FRIDAY, JUNE 23
Session No. 1 | 10:30 am
How to Test, How to Grade
What does a fair test over Augustine’s Confessions look like for an eighth grader? How about a sophomore? What about a fourth grader? And what’s the difference between an essay that earns an 87% as opposed to an 88%?
This lecture offers practical answers and solutions to some of the most commonly asked questions about assessment and grades. In this lecture, I also outline a simple five question test that can be given to any grade level over any classic text which will assess student knowledge in a conversational and common-sense manner, and which can be completed in less than an hour.
Session No. 2 | 12:30 pm
How to Teach (Political) Philosophy
Many students at classical Christian schools claim they are conservatives, but don’t really understand the difference between political conservativism and liberalism. They know what the conservative position is on a handful of hot button issues, but they don’t know what philosophical beliefs bind conservative positions together. Similarly, they know what positions liberals support and oppose, but they don’t know why. This lecture looks at Rousseau’s Social Contract and Burke’s Reflections on the Revolution in France, explains significant quotes and concepts, and enables teachers to explain the historical differences between the two great rival modern political philosophies.
Session No. 3 | 2:30 pm
How to Teach Pride and Prejudice
Unlike the works of Dante or Augustine, Pride and Prejudice is a bona fide classic which most high school students can understand on their own, which means the novel presents a unique challenge to teachers. How does the teacher not become extraneous to the book? Many teachers are tempted to turn this book into nothing more than a history lesson on Great Britain, or to overstuff their discussions of the book with references to Austen’s biography. This lecture offers help on teaching Pride and Prejudice in a way that helps high school students take stock of their own souls, confess their sins, and contemplate their future as parents and spouses.
Session No. 4 | 4:30 pm
How to Teach the Divine Comedy
If you read the Comedy twenty times, you’re not going to fully grasp all it has to teach. So what do you say about the poem to students reading it for the first time, most of whom will only ever read it once? I‘ve taught the Comedy more than twenty times over the last decade, and in this lecture, I offer teachers a practical strategy for teaching the Comedy to high school students. Which themes should teachers zero in on? Which themes should be saved for second or third readings? Which cantos are key? What are the best commentaries on the poem? This lecture covers all the basics for teaching one of the most complex classic texts of all time.

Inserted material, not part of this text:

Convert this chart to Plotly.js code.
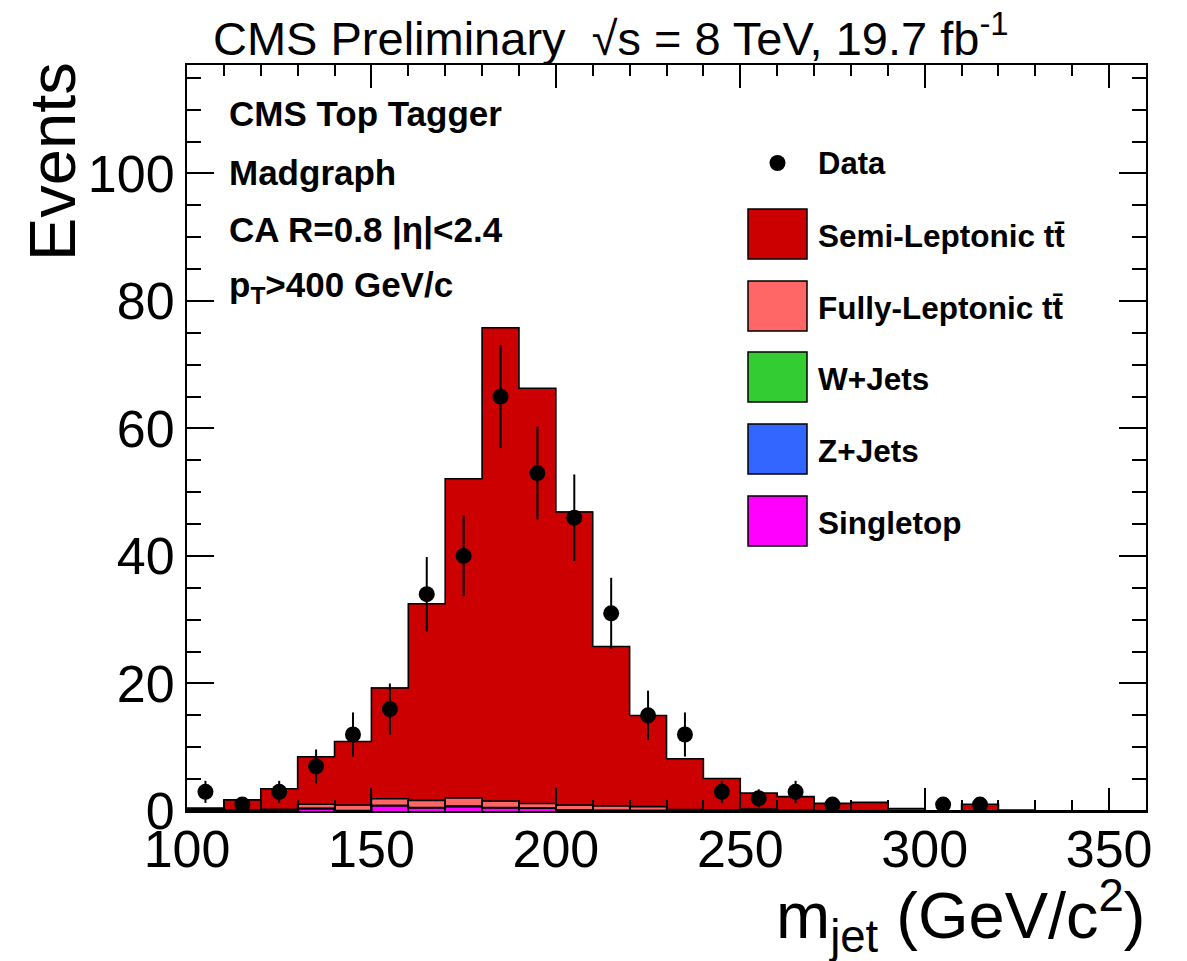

Q&A session No. 1 | 7:30 pm
SATURDAY, JUNE 24
Session No. 5 | 10:30 am
Before You Teach a Classic Book: Knowing Your Own Limits
If a good teacher knows his limits and the limits of his students. What is the most you can expect from a single reading of Plato’s Republic? What is the most a junior can get from Paradise Lost? Many teachers are frustrated because they either ask too much of their students or do not ask enough. Classical theorists often speak of giving students “mastery” over their texts, which sounds great, but who in their right mind would claim to have mastered Paradise Lost or the City of God on a first read at the age of seventeen? If good teachers are not training their students to master Plato and Augustine, what are they training them to do? This lecture tackles these tough questions and helps teachers properly gauge what their students can do.
Session No. 6 | 12:30 pm
Tips for Teaching History / Tips for Teaching Rhetoric
At many classical schools, literature teachers are given huge stacks of classics to teach every year, but also told to “teach history,” as though the two subjects easily, obviously went together. This lecture explores how to teach history while teaching classics—and how to teach history in a way that coincides with teaching virtue.
Too often, rhetoric classes are just writing classes or philosophy classes by a different name. Students may read aloud a few things they’ve composed over the course of the year, but they don’t get enough practice speaking in public to get good at it. This lecture proposes ways of conducting rhetoric classes which give students substantial practice in public speaking, but which do not entail massive amounts of homework.
Session No. 7 | 2:30 pm
How to Teach Frankenstein
Most discussion guides for Frankenstein now center on modern science, bioethics, and pointless debates about whether Frankenstein’s monster is “a real person.” In fact, Frankenstein is a book about parenting and the perils of privacy, issues that every teenager is considering in earnest, often without real direction from adults. This lecture offers instruction on how to teach Frankenstein such that students have solid leverage with which to consider their burgeoning private lives and the role their parents (ought to) play in their maturation.
Session No. 8 | 4:30 pm
How to Teach Paradise Lost
John Milton was an interesting fellow, although it isn’t necessary to know much about his life to appreciate his greatest work. Nonetheless, Paradise Lost is a classic wherein the biography of the author is often overtaught, especially in high schools. But if Paradise Lost isn’t taught as British history, social commentary, or a rogue theological treatise, how is it taught? How can teachers present Paradise Lost to high school students in a way that helps them understand temptation, fight temptation, and love God more deeply? This lecture answers these pressing questions about the greatest English poem.